You can take a confusing zig-zag of trails along the water’s edge to the original site of Thoreau’s cabin (his cabin was sold after he abandoned it in 1847, and it took the digging of an amateur archaeologist to find its original location in 1945):
The only drawback to walking out to the cabin site is that much of the easy hike by the lakeside runs along a fairly ugly wire fence (erected, I believe, to prevent erosion). Still, it’s easy to look past the fencing to admire the woods, the pond, the chipmunks running around, and the many birds overhead. There were also police horses walking the trail!

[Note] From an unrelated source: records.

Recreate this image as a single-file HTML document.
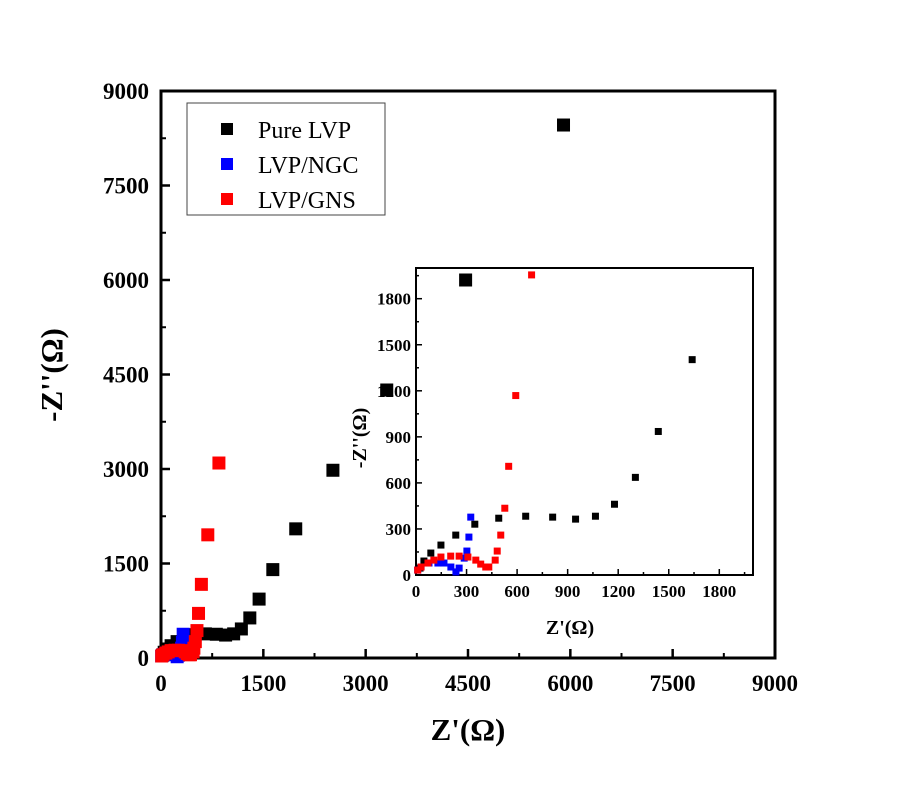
<!DOCTYPE html>
<html><head><meta charset="utf-8"><style>
body{margin:0;background:#fff;}
svg{display:block;font-family:"Liberation Serif",serif;}
</style></head><body>
<svg id="chart" width="900" height="791" viewBox="0 0 900 791" xmlns="http://www.w3.org/2000/svg">
<g id="inset"></g>
<g id="main"></g>
</svg>
<script>
// Inset data (ohm)
const pureX = [24,47,88,148,236,349,491,651,811,947,1065,1178,1302,1438,1639];
const pureY = [45,91,143,195,260,331,370,383,377,364,383,461,636,935,1403];
const ngcX = [10,30,77,130,166,207,237,256,286,302,314,325];
const ngcY = [32,52,78,78,78,52,20,45,110,156,247,377];
const gnsX = [10,30,71,106,148,206,256,308,355,384,414,432,470,482,503,527,550,592,686];
const gnsY = [32,52,78,97,117,123,123,117,97,71,52,52,97,156,260,435,708,1169,1955];
// Extra points beyond inset range (main plot only)
const pureExtraX = [1975,2520,3309,4465,5900];
const pureExtraY = [2050,2980,4254,6000,8460];
const gnsExtraX = [849];
const gnsExtraY = [3095];
const mainTicks = [0,1500,3000,4500,6000,7500,9000];
const insetTicks = [0,300,600,900,1200,1500,1800];
const legendLabels = ["Pure LVP","LVP/NGC","LVP/GNS"];
const colors = ["#000","#0000ff","#ff0000"];

const NS="http://www.w3.org/2000/svg";
function mk(parent,tag,attrs,text){const e=document.createElementNS(NS,tag);for(const k in attrs)e.setAttribute(k,attrs[k]);if(text!==undefined)e.textContent=text;parent.appendChild(e);return e;}

const M={x0:161,x1:775,y0:658,y1:91,max:9000};
const mx=v=>M.x0+(v/M.max)*(M.x1-M.x0);
const my=v=>M.y0-(v/M.max)*(M.y0-M.y1);
const I={x0:416,x1:753,y0:575,y1:268,max:2000};
const ix=v=>I.x0+(v/I.max)*(I.x1-I.x0);
const iy=v=>I.y0-(v/I.max)*(I.y0-I.y1);

const inset=document.getElementById('inset');
const main=document.getElementById('main');

let fr=mk(main,'rect',{x:M.x0,y:M.y1,width:M.x1-M.x0,height:M.y0-M.y1,fill:'none',stroke:'#000','stroke-width':3});


mainTicks.forEach((t,i)=>{
  const x=mx(t),y=my(t);
  let l=mk(main,'line',{x1:x,y1:M.y0,x2:x,y2:M.y0-9,stroke:'#000','stroke-width':2.5});
  
  
  let l2=mk(main,'line',{x1:M.x0,y1:y,x2:M.x0+9,y2:y,stroke:'#000','stroke-width':2.5});
  
  
  if(i<mainTicks.length-1){
    const h=(mainTicks[i]+mainTicks[i+1])/2;
    mk(main,'line',{x1:mx(h),y1:M.y0,x2:mx(h),y2:M.y0-5,stroke:'#000','stroke-width':2});
    mk(main,'line',{x1:M.x0,y1:my(h),x2:M.x0+5,y2:my(h),stroke:'#000','stroke-width':2});
  }
  let tx=mk(main,'text',{x:x,y:M.y0+33,'text-anchor':'middle','font-size':23,'font-weight':'bold'},String(t));
  
  
  let ty=mk(main,'text',{x:M.x0-12,y:y+8,'text-anchor':'end','font-size':23,'font-weight':'bold'},String(t));
  
  
});
let xt=mk(main,'text',{x:468,y:740,'text-anchor':'middle','font-size':31,'font-weight':'bold'},"Z'(Ω)");


let yt=mk(main,'text',{x:0,y:0,'text-anchor':'middle','font-size':31,'font-weight':'bold',transform:'translate(62,375) rotate(-90)'},"-Z''(Ω)");



let lg=mk(main,'rect',{x:187,y:103,width:198,height:112,fill:'#fff',stroke:'#444','stroke-width':1});


legendLabels.forEach((s,i)=>{
  const y=129+i*35;
  let sq=mk(main,'rect',{x:221,y:y-6,width:12,height:12,fill:colors[i]});
  
  
  let t=mk(main,'text',{x:258,y:y+9,'font-size':24},s);
  
  
});

let ib=mk(inset,'rect',{x:I.x0,y:I.y1,width:I.x1-I.x0,height:I.y0-I.y1,fill:'#fff',stroke:'#000','stroke-width':2});


insetTicks.forEach((t,i)=>{
  const x=ix(t),y=iy(t);
  mk(inset,'line',{x1:x,y1:I.y0,x2:x,y2:I.y0-6,stroke:'#000','stroke-width':1.5});
  mk(inset,'line',{x1:I.x0,y1:y,x2:I.x0+6,y2:y,stroke:'#000','stroke-width':1.5});
  const h=t+150;
  mk(inset,'line',{x1:ix(h),y1:I.y0,x2:ix(h),y2:I.y0-3,stroke:'#000','stroke-width':1.5});
  mk(inset,'line',{x1:I.x0,y1:iy(h),x2:I.x0+3,y2:iy(h),stroke:'#000','stroke-width':1.5});
  let a=mk(inset,'text',{x:x,y:I.y0+22,'text-anchor':'middle','font-size':17,'font-weight':'bold'},String(t));
  
  
  let b=mk(inset,'text',{x:I.x0-5,y:y+6,'text-anchor':'end','font-size':17,'font-weight':'bold'},String(t));
  
  
});
let ixt=mk(inset,'text',{x:570,y:634,'text-anchor':'middle','font-size':20,'font-weight':'bold'},"Z'(Ω)");


let iyt=mk(inset,'text',{x:0,y:0,'text-anchor':'middle','font-size':20,'font-weight':'bold',transform:'translate(366,438) rotate(-90)'},"-Z''(Ω)");



function pts(g,xs,ys,fx,fy,c,s,name,clip){
  xs.forEach((v,i)=>{
    if(clip && (v>I.max||ys[i]>I.max))return;
    let r=mk(g,'rect',{x:fx(v)-s/2,y:fy(ys[i])-s/2,width:s,height:s,fill:c});
    
    
  });
}
pts(inset,pureX,pureY,ix,iy,colors[0],7,'inset-pure-lvp-point',true);
pts(inset,ngcX,ngcY,ix,iy,colors[1],7,'inset-lvp-ngc-point',true);
pts(inset,gnsX,gnsY,ix,iy,colors[2],7,'inset-lvp-gns-point',true);

pts(main,pureX.concat(pureExtraX),pureY.concat(pureExtraY),mx,my,colors[0],13,'pure-lvp-point',false);
pts(main,ngcX,ngcY,mx,my,colors[1],13,'lvp-ngc-point',false);
pts(main,gnsX.concat(gnsExtraX),gnsY.concat(gnsExtraY),mx,my,colors[2],13,'lvp-gns-point',false);
</script>
</body></html>
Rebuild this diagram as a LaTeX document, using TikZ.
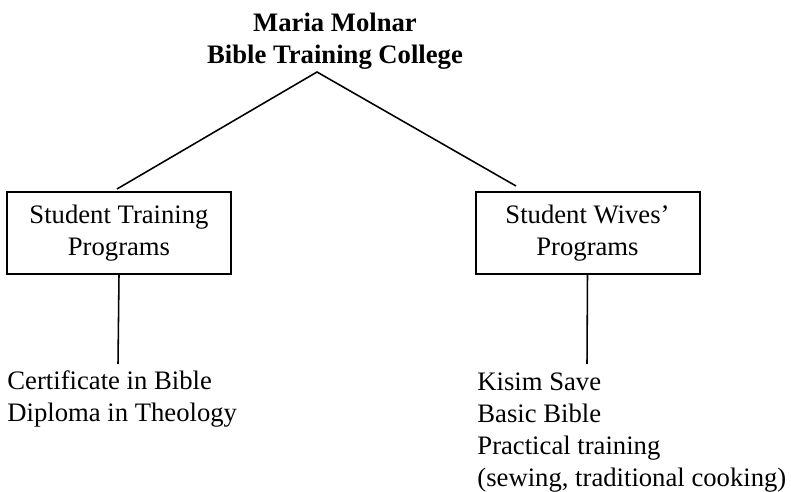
\documentclass[tikz,border=0pt]{standalone}
\usepackage{fontspec}
\setmainfont{Liberation Serif}

\begin{document}
\begin{tikzpicture}[x=0.45pt, y=-0.45pt, % Koordinaten in Pixeln, y nach unten
    every node/.style={font=\fontsize{12}{14.4}\selectfont},
    kasten/.style={draw, line width=0.9pt, minimum width=100.8pt, minimum height=36.9pt, align=center, inner sep=0pt},
    liste/.style={align=left, inner sep=0pt, anchor=north west},
    linie/.style={line width=0.7pt}]

    \useasboundingbox (0,0) rectangle (791,492);

    % Titel
    \node[font=\fontsize{12}{14.4}\selectfont\bfseries, align=center] (titel) at (335,41.5) {Maria Molnar\\Bible Training College};

    % Programme
    \node[kasten] (links) at (119,233) {Student Training\\Programs};
    \node[kasten] (rechts) at (587.5,233) {Student Wives'\\Programs};

    % Kurse
    \node[liste] (listelinks) at (7,370) {Certificate in Bible\\Diploma in Theology};
    \node[liste] (listerechts) at (477,372) {Kisim Save\\Basic Bible\\Practical training\\(sewing, traditional cooking)};

    % Verbindungslinien
    \coordinate (spitze) at (317,72);
    \coordinate (endelinks) at (117,189);
    \coordinate (enderechts) at (516,186);
    \draw[linie] (endelinks) -- (spitze) -- (enderechts);
    \coordinate (fusslinks) at (118,364);
    \coordinate (fussrechts) at (587,364);
    \draw[linie] (links.south) -- (fusslinks);
    \draw[linie] (rechts.south) -- (fussrechts);
\end{tikzpicture}
\end{document}
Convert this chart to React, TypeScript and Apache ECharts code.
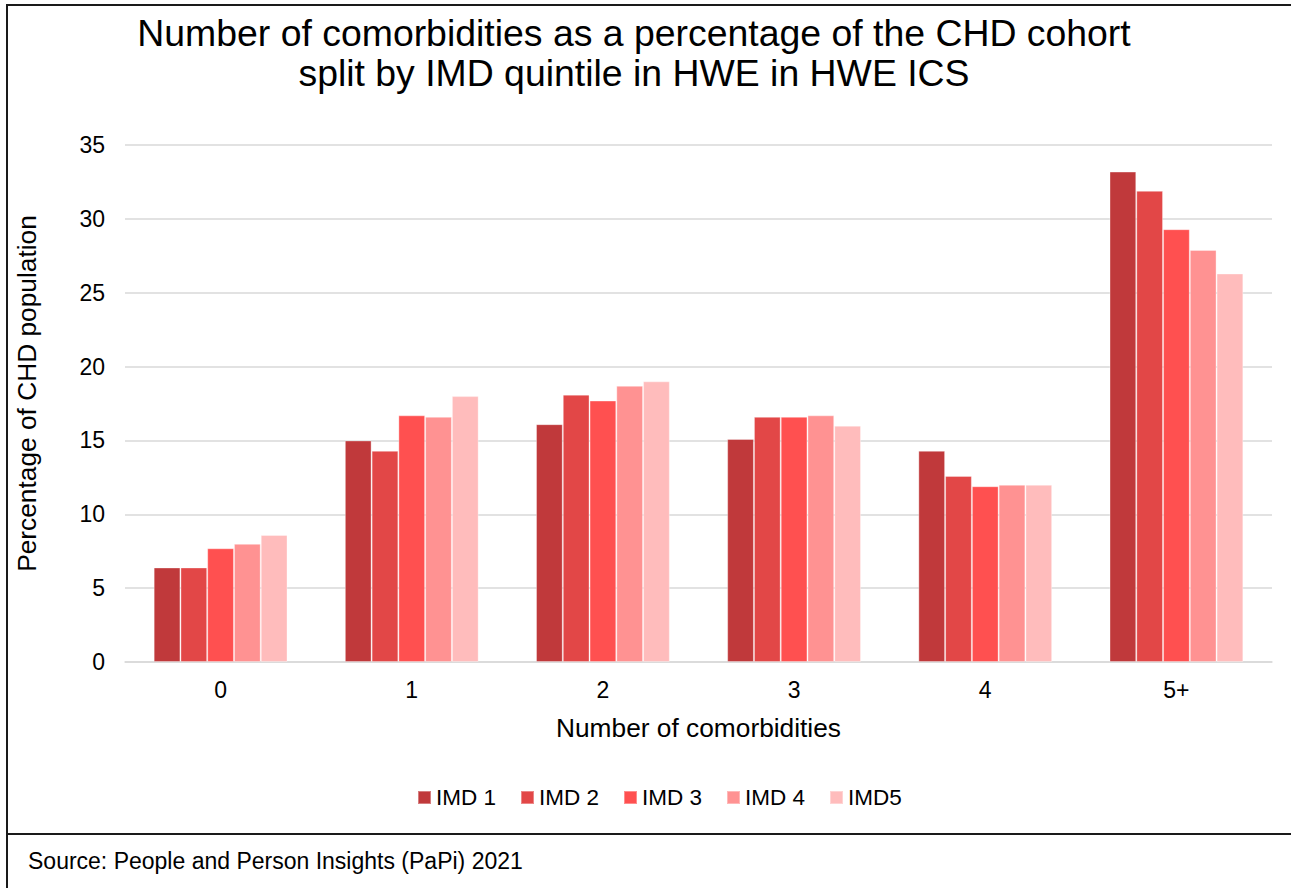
import React, { useEffect, useRef } from "react";
import * as echarts from "echarts";

const categories = ["0", "1", "2", "3", "4", "5+"];
const seriesNames = ["IMD 1", "IMD 2", "IMD 3", "IMD 4", "IMD5"];
const imd1 = [6.4, 15.0, 16.1, 15.1, 14.3, 33.2];
const imd2 = [6.4, 14.3, 18.1, 16.6, 12.6, 31.9];
const imd3 = [7.7, 16.7, 17.7, 16.6, 11.9, 29.3];
const imd4 = [8.0, 16.6, 18.7, 16.7, 12.0, 27.9];
const imd5 = [8.6, 18.0, 19.0, 16.0, 12.0, 26.3];
const seriesValues = [imd1, imd2, imd3, imd4, imd5];
const colors = ["#C0393B", "#E24747", "#FF5050", "#FF9292", "#FFBCBC"];

const titleText =
  "Number of comorbidities as a percentage of the CHD cohort\nsplit by IMD quintile in HWE in HWE ICS";
const xAxisName = "Number of comorbidities";
const yAxisName = "Percentage of CHD population";
const sourceText = "Source: People and Person Insights (PaPi) 2021";

const FONT = "'Liberation Sans', Arial, sans-serif";

export default function App() {
  const ref = useRef<HTMLDivElement>(null);

  useEffect(() => {
    if (!ref.current) return;
    const chart = echarts.init(ref.current, null, { renderer: "svg" });
    chart.setOption({
      animation: false,
      backgroundColor: "#ffffff",
      textStyle: { fontFamily: FONT, color: "#000" },
      title: {
        text: titleText,
        left: 634,
        top: 13,
        padding: 0,
        textAlign: "center",
        textStyle: {
          fontFamily: FONT,
          fontSize: 37.4,
          fontWeight: "normal",
          color: "#000",
          lineHeight: 40,
        },
      },
      legend: {
        data: seriesNames,
        left: 417,
        top: 786,
        padding: 0,
        icon: "rect",
        itemWidth: 13,
        itemHeight: 13,
        itemGap: 24,
        textStyle: { fontFamily: FONT, fontSize: 22.5, color: "#000", padding: [0, 0, 0, 0] },
      },
      grid: { left: 125, right: 19, top: 145, bottom: 226, containLabel: false },
      xAxis: {
        type: "category",
        data: categories,
        name: xAxisName,
        nameLocation: "middle",
        nameGap: 53,
        nameTextStyle: { fontFamily: FONT, fontSize: 26.3, color: "#000" },
        axisLine: { show: true, lineStyle: { color: "#d9d9d9", width: 1.5 } },
        axisTick: { show: false },
        axisLabel: { fontFamily: FONT, fontSize: 23, color: "#000", margin: 16 },
      },
      yAxis: {
        type: "value",
        min: 0,
        max: 35,
        interval: 5,
        name: yAxisName,
        nameLocation: "middle",
        nameGap: 85,
        nameTextStyle: { fontFamily: FONT, fontSize: 26.3, color: "#000", padding: [0, 0, 0, 20] },
        axisLine: { show: false },
        axisTick: { show: false },
        axisLabel: { fontFamily: FONT, fontSize: 23, color: "#000", margin: 20 },
        splitLine: { show: true, lineStyle: { color: "#d9d9d9", width: 1.5 } },
      },
      series: seriesValues.map((vals, i) => ({
        name: seriesNames[i],
        type: "bar",
        data: vals,
        barGap: "0%",
        barCategoryGap: "30%",
        itemStyle: {
          color: colors[i],
          borderColor: "rgba(255,255,255,0.35)",
          borderWidth: 1,
        },
      })),
      graphic: [
        {
          type: "line",
          shape: { x1: 7, y1: 5, x2: 1291, y2: 5 },
          style: { stroke: "#1a1a1a", lineWidth: 2 },
        },
        {
          type: "line",
          shape: { x1: 7, y1: 4, x2: 7, y2: 888 },
          style: { stroke: "#1a1a1a", lineWidth: 2 },
        },
        {
          type: "line",
          shape: { x1: 7, y1: 834, x2: 1291, y2: 834 },
          style: { stroke: "#1a1a1a", lineWidth: 2 },
        },
        {
          type: "text",
          left: 28,
          top: 849,
          style: {
            text: sourceText,
            font: `23px ${FONT}`,
            fill: "#000",
          },
        },
      ],
    });
    return () => chart.dispose();
  }, []);

  return (
    <div
      ref={ref}
      style={{ position: "absolute", left: 0, top: 0, width: 1291, height: 888 }}
    />
  );
}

The one thing that I did not expect (but adored) at Walden was a set of beaches. There are multiple roped-off swimming areas, lifeguard chairs, and a large building with changing rooms.
Walden is a lovely place to swim because no motorised boats are allowed — so you might see a kayak or a paddle board, but you can swim in relative peace. And they allow deep-water swimming; as long as you wade in away from the ropes, you can swim as far out into the lake as you like (and many people do; it looks to be a popular area for distance swimmers and people training for races).
I loved Walden! I imagine that it gets crazy in the summer; it was already pretty crowded on a Wednesday in June when it was only in the mid-70s. But for a stroll or a beach where you can really feel like you’re getting away from the madness of Boston, it’s just wonderful. And there’s something special about seeing the place where the powerful American ethos of self-reliance in the woods all began.